- **YOUR TASK**: Copy out all lines that hold "this".

- **RECORDS FOR THE EXERCISE**:
============

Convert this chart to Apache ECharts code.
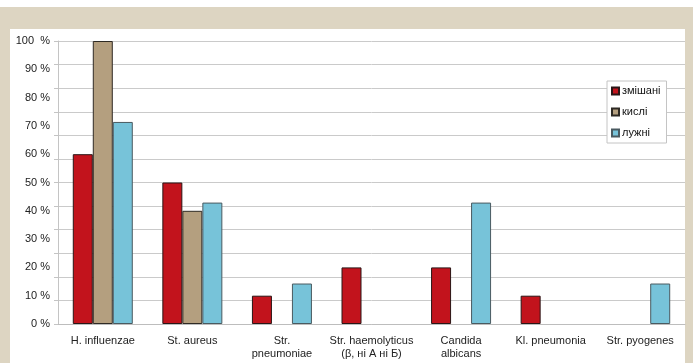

============

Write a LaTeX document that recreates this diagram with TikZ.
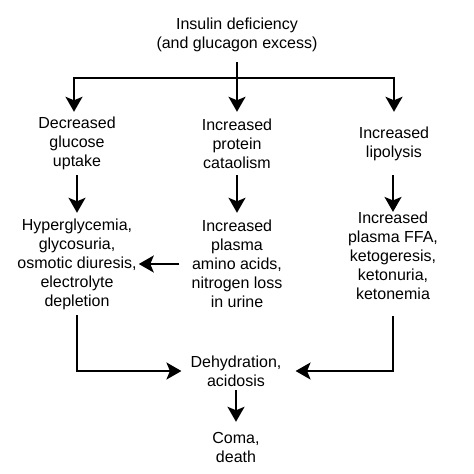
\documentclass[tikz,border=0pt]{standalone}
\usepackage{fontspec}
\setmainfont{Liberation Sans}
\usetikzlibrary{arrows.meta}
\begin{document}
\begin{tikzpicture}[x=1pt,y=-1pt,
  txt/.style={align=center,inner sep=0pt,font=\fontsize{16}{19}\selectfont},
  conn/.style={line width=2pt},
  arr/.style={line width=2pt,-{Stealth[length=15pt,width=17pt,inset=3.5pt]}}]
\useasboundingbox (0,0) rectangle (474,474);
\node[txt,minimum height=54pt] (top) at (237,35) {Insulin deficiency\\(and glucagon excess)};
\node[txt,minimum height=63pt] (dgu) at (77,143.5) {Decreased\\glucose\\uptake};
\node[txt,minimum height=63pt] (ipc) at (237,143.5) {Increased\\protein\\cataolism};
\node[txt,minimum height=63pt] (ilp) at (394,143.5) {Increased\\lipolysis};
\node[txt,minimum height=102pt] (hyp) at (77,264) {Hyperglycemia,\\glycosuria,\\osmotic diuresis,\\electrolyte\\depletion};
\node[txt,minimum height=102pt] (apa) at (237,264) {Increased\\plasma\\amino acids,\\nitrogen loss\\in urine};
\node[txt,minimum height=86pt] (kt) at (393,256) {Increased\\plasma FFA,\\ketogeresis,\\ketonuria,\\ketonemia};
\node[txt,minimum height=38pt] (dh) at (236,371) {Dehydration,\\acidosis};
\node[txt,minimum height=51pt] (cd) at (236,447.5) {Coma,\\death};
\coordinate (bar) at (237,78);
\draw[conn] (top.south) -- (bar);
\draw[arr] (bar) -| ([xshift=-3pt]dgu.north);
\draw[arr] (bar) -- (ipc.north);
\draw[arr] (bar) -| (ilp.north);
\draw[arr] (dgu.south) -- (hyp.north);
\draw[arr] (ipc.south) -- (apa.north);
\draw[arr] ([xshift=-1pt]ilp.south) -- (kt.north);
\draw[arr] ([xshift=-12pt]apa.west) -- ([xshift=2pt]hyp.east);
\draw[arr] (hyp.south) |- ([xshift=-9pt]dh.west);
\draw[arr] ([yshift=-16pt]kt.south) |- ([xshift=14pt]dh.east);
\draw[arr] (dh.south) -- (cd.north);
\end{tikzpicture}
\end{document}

============

- **FINISHED EXERCISE**:
Convert this chart to Apache ECharts code.
Write a LaTeX document that recreates this diagram with TikZ.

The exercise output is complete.